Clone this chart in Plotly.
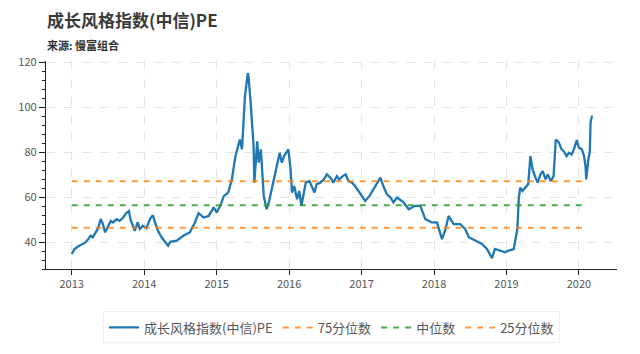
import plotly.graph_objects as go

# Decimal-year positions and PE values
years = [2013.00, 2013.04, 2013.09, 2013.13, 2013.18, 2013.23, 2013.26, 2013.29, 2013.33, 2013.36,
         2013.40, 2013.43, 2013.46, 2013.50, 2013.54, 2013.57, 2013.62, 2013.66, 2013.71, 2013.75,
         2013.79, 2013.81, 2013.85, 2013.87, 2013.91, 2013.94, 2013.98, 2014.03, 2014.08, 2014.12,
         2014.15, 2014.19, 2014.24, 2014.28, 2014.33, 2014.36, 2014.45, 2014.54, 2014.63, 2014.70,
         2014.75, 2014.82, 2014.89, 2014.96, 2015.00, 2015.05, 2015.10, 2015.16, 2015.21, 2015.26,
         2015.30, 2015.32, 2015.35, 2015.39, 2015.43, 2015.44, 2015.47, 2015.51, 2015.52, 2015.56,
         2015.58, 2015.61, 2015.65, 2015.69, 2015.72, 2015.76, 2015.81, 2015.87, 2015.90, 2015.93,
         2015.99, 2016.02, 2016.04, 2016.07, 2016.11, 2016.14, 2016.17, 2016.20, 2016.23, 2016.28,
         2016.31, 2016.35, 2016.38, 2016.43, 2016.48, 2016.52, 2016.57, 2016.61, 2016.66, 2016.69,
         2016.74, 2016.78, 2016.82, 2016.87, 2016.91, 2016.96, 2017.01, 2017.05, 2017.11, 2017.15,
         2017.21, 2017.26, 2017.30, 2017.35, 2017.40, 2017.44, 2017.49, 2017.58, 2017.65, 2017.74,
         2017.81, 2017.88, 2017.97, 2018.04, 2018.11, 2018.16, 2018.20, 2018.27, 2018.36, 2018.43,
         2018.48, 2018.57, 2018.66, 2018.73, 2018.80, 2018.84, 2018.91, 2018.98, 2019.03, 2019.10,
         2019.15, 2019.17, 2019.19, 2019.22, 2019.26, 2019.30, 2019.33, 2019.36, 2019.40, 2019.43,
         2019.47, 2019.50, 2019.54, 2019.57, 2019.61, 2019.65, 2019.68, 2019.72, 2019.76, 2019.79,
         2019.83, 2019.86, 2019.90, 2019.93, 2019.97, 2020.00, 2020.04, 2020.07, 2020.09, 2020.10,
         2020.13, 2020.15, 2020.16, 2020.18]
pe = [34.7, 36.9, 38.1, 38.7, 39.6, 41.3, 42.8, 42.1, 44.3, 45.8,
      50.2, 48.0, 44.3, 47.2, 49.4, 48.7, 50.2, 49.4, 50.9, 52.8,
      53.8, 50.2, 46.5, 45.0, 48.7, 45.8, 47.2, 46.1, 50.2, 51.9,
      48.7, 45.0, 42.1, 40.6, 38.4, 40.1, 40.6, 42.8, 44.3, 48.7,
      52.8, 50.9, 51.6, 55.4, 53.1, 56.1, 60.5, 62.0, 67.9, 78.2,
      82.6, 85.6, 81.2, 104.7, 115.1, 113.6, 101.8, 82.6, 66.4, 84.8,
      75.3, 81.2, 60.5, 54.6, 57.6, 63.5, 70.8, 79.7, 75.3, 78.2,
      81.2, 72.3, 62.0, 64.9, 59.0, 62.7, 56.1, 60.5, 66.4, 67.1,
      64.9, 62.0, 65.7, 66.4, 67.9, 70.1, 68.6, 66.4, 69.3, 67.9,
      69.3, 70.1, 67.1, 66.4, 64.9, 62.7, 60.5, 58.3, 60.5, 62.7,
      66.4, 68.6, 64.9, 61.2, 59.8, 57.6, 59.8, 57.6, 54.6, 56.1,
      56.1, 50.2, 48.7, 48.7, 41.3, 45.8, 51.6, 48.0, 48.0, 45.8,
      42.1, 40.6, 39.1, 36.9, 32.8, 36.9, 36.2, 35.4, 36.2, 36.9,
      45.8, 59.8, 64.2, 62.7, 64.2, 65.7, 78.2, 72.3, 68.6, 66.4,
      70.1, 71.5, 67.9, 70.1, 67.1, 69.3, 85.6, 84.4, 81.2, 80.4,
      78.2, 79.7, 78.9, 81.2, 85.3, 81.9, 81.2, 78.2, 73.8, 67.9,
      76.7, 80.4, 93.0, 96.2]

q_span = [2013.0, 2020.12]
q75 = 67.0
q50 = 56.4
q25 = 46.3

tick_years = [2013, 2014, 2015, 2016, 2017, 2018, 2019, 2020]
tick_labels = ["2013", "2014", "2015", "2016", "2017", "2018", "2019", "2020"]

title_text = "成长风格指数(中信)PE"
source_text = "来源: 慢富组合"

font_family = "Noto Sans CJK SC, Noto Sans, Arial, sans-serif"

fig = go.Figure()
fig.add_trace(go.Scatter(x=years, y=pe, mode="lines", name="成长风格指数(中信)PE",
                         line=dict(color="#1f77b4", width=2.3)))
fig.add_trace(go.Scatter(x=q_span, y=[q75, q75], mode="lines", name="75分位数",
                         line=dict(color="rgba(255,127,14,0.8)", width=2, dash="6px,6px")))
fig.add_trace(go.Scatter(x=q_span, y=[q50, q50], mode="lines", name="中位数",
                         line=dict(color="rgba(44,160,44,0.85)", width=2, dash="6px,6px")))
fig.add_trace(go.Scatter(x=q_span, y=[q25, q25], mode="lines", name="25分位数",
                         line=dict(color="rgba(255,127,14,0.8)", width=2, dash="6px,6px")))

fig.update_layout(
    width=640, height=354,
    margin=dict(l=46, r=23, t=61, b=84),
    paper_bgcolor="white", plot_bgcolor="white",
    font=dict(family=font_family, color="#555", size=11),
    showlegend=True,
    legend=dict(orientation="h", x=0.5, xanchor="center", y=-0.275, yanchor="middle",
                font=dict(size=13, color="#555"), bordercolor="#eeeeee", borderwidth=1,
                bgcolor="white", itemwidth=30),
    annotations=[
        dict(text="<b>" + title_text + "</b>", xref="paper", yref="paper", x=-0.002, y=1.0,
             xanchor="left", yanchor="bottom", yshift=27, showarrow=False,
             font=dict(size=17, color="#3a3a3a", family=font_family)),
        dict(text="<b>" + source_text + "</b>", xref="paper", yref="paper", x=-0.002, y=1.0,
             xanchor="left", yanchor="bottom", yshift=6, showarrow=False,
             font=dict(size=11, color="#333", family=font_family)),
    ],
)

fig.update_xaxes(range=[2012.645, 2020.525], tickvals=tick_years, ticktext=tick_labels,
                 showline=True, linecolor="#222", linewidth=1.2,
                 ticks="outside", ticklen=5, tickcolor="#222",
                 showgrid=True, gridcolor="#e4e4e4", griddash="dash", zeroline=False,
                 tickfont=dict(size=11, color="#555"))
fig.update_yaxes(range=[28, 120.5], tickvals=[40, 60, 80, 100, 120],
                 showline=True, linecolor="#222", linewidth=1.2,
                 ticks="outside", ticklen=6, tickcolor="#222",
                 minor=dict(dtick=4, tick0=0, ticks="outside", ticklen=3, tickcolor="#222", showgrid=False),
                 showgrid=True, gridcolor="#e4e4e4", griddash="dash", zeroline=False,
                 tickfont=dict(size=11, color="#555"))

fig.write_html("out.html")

---

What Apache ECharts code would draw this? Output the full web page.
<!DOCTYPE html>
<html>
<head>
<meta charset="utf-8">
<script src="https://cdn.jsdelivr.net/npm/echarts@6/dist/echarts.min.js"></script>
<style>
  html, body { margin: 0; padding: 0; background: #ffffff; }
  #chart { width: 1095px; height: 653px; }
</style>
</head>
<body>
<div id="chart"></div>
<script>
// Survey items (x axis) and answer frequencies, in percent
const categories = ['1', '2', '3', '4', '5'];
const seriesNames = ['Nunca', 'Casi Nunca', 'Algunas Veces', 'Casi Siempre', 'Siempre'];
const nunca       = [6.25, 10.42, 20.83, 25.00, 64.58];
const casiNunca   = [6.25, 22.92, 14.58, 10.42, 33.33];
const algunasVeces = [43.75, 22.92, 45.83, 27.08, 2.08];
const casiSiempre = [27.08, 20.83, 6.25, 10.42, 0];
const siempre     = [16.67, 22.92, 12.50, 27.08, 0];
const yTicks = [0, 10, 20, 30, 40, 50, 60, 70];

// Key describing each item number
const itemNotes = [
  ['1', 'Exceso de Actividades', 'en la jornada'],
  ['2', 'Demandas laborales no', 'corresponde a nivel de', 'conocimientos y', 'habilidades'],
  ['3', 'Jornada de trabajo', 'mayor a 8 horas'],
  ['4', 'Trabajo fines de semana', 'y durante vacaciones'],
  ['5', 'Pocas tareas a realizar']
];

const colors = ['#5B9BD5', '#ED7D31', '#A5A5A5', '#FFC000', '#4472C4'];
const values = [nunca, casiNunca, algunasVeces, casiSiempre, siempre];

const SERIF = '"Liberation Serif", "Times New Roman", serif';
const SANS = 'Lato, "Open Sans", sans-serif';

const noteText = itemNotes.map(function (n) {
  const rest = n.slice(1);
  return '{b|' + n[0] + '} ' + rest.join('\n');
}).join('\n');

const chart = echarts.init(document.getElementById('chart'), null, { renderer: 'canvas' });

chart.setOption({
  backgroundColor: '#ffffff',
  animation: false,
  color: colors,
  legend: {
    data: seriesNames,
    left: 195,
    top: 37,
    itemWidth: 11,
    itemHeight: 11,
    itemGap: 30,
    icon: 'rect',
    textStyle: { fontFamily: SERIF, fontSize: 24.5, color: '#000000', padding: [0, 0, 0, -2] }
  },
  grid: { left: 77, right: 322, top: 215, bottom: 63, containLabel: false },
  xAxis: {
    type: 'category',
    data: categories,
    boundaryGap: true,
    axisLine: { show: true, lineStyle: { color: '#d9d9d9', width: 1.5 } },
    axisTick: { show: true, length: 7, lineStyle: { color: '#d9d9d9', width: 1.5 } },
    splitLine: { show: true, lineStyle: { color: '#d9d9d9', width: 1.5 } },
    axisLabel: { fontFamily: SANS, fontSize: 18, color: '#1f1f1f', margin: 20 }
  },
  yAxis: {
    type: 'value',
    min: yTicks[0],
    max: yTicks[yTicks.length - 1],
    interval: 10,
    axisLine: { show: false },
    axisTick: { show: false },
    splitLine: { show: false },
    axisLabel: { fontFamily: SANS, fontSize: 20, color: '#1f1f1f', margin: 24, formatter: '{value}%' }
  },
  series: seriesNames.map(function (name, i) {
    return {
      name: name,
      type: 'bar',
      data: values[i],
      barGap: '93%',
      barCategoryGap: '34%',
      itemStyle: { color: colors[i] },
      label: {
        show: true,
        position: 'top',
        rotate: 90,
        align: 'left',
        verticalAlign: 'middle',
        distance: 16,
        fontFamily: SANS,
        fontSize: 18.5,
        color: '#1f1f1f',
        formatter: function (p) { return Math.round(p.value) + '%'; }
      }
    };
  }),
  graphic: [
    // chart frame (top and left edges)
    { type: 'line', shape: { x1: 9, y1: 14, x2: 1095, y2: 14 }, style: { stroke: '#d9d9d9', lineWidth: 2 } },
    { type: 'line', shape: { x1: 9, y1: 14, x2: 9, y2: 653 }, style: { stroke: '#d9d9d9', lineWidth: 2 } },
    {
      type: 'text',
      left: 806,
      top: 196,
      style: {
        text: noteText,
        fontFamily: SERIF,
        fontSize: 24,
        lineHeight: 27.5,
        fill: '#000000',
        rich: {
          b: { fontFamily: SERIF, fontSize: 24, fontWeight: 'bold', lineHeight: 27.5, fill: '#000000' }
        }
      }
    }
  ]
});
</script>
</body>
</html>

* * *

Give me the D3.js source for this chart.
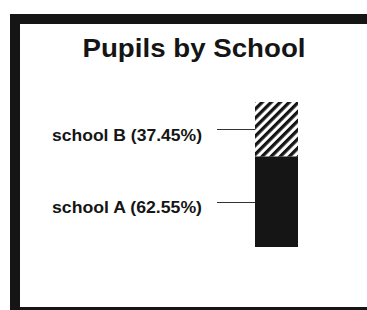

WORK TO DO: Show every line that contains the word "this".

FULL RESPONSE:
Clone this chart in Plotly.
What Apache ECharts code would draw this? Output the full web page.
Give me the D3.js source for this chart.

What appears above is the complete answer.